**Provided material**
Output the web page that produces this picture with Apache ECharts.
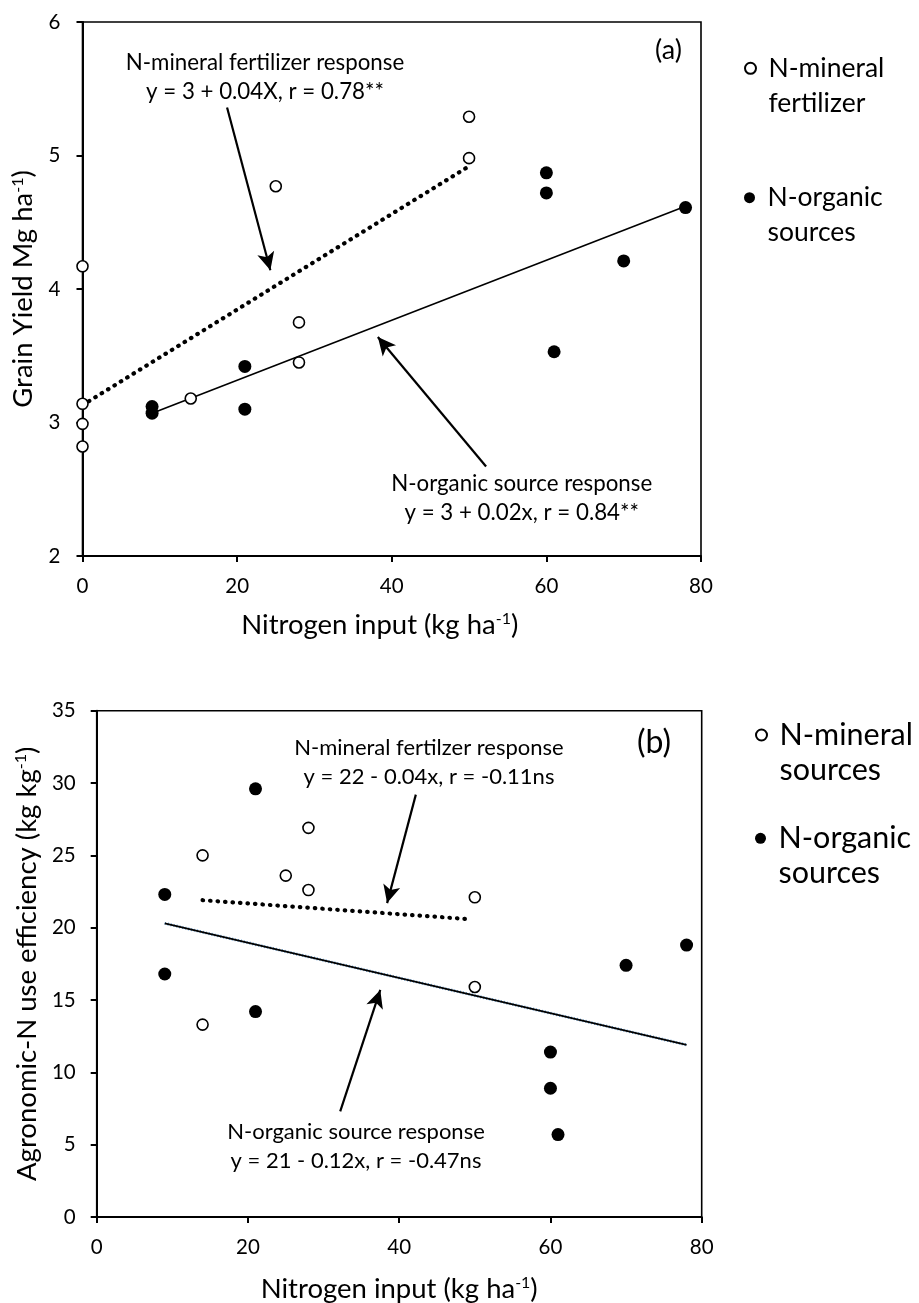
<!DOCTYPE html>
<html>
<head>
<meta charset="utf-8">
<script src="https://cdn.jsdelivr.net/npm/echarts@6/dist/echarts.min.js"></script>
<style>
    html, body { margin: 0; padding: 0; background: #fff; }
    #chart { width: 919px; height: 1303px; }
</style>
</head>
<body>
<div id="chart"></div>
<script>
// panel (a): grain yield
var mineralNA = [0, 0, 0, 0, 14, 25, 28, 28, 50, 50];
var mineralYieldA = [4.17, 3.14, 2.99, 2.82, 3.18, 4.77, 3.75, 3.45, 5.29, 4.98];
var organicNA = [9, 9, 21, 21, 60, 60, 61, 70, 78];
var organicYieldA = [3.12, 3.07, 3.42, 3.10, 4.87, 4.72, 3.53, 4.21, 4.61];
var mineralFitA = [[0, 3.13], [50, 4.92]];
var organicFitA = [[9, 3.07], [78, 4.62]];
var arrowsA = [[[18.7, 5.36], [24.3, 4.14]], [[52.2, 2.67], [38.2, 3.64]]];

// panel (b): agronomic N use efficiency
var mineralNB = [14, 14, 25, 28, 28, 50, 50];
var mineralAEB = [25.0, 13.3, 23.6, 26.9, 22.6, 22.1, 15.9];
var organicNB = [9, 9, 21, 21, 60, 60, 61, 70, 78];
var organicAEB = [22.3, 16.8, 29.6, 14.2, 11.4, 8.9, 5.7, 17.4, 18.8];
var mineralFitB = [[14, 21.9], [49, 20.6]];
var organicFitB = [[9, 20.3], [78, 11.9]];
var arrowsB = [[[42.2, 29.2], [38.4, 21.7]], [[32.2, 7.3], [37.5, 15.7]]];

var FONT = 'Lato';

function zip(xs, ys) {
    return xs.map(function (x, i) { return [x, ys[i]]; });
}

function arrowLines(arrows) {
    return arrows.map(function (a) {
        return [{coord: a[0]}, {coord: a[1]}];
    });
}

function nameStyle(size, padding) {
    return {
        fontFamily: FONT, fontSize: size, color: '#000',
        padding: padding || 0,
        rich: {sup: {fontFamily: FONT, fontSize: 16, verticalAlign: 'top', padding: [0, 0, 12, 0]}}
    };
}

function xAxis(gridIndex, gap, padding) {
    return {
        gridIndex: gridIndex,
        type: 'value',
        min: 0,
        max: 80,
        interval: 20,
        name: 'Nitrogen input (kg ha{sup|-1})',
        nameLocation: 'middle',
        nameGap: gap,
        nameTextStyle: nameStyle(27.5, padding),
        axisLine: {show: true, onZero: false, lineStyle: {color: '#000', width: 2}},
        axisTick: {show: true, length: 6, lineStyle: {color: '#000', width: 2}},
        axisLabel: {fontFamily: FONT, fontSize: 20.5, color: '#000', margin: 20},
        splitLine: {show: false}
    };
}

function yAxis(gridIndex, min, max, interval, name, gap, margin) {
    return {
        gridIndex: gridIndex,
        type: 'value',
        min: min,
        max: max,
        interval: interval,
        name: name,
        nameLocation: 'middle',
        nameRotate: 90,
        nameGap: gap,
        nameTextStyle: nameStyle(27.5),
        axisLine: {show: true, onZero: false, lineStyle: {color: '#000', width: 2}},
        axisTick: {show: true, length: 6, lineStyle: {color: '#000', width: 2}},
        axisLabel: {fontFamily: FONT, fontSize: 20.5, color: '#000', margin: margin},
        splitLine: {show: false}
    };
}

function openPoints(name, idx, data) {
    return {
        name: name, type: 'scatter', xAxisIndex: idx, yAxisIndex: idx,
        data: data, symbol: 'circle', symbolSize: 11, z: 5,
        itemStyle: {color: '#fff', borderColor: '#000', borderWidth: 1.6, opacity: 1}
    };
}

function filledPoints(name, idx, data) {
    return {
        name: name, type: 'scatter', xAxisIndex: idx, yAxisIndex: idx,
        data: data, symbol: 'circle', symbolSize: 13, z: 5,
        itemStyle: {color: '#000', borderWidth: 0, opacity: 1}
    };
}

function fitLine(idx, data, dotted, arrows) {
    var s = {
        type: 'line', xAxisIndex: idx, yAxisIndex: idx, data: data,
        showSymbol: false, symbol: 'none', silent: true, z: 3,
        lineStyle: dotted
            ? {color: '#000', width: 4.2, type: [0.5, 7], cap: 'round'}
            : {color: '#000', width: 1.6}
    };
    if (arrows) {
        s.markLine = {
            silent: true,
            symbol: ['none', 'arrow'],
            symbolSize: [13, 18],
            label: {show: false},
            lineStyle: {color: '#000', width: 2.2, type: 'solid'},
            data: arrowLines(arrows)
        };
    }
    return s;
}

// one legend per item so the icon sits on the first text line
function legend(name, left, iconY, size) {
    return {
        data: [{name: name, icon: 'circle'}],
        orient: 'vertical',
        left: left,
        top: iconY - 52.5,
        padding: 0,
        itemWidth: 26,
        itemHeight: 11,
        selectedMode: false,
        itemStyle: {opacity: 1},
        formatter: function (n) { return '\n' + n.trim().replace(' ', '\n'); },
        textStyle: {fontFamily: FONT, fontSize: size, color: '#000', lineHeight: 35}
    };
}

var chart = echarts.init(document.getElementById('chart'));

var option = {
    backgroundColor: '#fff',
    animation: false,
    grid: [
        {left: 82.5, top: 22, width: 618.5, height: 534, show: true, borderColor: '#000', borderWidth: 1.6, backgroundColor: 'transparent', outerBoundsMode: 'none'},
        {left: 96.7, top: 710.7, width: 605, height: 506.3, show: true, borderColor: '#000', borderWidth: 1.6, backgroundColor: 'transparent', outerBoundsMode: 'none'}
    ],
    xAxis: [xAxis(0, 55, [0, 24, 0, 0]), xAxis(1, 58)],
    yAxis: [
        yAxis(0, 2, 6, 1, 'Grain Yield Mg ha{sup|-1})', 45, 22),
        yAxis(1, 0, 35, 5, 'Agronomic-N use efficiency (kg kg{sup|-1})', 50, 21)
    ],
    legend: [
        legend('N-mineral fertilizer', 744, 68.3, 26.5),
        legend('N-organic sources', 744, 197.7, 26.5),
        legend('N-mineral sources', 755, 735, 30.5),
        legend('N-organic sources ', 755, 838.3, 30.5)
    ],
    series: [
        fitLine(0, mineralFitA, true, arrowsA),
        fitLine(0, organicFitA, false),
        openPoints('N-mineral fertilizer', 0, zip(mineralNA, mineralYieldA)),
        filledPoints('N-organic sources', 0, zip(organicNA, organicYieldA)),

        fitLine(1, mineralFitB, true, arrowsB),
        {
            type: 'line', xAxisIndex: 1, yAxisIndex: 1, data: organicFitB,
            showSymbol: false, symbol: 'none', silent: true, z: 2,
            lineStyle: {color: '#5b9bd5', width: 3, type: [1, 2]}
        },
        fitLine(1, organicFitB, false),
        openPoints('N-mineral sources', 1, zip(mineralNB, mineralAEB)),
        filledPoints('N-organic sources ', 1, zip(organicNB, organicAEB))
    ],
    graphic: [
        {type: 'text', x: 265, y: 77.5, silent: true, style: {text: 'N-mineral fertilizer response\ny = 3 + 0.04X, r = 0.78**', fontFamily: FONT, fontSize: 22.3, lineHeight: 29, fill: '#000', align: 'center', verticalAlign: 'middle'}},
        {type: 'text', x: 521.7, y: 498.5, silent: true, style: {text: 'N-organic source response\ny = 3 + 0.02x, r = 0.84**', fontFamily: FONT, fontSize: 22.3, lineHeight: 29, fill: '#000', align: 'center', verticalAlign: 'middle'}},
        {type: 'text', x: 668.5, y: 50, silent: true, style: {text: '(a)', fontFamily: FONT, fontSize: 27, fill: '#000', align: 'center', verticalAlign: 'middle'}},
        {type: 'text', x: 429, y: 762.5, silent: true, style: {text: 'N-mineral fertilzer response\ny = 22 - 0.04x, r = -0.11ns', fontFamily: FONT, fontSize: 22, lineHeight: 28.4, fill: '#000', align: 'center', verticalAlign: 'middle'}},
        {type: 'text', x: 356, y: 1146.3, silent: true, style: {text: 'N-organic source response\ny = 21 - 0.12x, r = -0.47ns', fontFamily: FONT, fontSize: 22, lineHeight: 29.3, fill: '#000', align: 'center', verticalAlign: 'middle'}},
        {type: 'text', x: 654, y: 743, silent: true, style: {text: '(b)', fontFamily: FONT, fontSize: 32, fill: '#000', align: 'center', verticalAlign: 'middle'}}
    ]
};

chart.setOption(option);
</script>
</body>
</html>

==

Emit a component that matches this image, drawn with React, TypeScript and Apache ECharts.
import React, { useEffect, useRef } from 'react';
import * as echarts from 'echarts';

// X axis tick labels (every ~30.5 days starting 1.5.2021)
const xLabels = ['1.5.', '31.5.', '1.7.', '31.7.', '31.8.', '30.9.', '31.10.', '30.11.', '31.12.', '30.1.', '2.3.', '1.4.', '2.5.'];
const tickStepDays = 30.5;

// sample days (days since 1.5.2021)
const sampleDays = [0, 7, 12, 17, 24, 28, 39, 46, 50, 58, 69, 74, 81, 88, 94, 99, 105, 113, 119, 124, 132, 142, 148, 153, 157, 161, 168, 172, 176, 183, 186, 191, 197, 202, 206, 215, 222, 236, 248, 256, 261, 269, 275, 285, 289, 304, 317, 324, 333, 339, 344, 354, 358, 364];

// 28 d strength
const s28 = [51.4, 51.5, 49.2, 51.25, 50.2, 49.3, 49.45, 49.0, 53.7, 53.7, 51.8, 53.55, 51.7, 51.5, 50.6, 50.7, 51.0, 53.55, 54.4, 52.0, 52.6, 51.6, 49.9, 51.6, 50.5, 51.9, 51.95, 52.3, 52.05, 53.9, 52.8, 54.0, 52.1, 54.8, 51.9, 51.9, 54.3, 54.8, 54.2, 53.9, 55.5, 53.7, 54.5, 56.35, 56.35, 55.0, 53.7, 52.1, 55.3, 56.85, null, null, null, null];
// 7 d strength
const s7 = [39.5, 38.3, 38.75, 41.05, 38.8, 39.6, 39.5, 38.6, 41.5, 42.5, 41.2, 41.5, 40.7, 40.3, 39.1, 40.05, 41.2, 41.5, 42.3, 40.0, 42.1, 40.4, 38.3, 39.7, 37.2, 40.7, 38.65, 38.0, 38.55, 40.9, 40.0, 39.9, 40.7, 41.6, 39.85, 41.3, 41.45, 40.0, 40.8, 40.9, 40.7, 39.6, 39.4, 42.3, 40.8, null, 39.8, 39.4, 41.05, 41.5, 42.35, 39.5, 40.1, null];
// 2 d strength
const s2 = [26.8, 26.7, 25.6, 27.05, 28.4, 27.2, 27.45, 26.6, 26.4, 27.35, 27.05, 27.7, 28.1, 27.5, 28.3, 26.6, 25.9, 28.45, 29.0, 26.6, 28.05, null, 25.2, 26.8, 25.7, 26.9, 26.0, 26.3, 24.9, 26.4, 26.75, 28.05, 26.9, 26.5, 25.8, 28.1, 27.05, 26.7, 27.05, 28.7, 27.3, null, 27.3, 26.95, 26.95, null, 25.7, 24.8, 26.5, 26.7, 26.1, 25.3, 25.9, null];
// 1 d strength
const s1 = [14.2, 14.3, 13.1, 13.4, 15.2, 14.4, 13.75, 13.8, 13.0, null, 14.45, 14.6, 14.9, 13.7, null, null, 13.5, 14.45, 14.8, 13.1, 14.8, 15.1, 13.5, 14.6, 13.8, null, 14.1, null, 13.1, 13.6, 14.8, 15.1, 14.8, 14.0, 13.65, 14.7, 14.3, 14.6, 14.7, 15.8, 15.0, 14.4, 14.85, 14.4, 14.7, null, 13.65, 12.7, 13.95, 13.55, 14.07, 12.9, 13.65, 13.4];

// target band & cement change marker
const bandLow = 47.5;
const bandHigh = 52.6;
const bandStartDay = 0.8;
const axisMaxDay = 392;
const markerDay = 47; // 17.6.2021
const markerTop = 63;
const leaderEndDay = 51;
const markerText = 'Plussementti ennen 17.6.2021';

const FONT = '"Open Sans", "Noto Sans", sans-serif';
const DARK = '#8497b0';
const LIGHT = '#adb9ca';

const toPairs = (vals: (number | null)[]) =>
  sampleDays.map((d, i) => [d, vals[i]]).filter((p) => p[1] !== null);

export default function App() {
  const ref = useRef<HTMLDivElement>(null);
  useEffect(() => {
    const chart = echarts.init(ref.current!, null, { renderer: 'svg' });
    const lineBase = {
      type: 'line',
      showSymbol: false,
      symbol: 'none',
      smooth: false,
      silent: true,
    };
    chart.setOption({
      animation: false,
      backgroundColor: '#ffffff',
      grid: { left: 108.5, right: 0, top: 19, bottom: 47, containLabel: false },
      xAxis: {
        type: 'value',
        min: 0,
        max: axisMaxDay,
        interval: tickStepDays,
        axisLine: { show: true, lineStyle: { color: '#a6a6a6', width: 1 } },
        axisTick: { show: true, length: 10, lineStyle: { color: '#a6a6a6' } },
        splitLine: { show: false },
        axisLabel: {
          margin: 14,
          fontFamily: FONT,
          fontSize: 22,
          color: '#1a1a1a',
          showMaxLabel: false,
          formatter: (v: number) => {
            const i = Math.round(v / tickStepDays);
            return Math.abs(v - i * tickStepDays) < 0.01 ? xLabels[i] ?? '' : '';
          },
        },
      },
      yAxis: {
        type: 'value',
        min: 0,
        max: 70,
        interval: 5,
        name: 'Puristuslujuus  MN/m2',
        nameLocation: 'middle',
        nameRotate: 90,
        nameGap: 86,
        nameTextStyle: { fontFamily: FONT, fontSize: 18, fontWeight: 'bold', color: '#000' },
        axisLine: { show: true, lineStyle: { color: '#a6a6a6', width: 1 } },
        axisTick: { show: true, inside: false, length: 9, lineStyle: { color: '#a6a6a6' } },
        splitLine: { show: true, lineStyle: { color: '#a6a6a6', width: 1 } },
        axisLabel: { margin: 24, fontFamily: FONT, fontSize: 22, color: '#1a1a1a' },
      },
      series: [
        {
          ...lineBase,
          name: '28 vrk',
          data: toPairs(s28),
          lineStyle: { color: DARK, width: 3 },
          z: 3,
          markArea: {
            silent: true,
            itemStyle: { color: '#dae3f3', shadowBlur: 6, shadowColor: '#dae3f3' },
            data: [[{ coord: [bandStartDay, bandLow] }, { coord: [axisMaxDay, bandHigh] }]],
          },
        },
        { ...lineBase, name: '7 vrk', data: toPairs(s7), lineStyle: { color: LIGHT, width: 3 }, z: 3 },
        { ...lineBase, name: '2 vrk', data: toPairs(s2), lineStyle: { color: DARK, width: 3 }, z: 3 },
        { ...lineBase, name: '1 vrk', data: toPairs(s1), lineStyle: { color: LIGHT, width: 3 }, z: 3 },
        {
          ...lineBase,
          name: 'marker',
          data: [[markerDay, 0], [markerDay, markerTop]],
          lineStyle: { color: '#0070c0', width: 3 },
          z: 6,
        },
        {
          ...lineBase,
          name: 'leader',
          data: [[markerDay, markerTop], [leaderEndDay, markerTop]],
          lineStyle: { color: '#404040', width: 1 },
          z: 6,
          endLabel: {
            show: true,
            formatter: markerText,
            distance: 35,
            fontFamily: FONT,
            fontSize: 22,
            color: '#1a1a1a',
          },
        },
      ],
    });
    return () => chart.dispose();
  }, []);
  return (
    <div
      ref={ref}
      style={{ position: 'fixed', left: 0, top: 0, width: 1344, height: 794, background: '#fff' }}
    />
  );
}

**What is expected**
Your answer should be a single number: how many lines in the data above include "this"?

**Output of the task**
2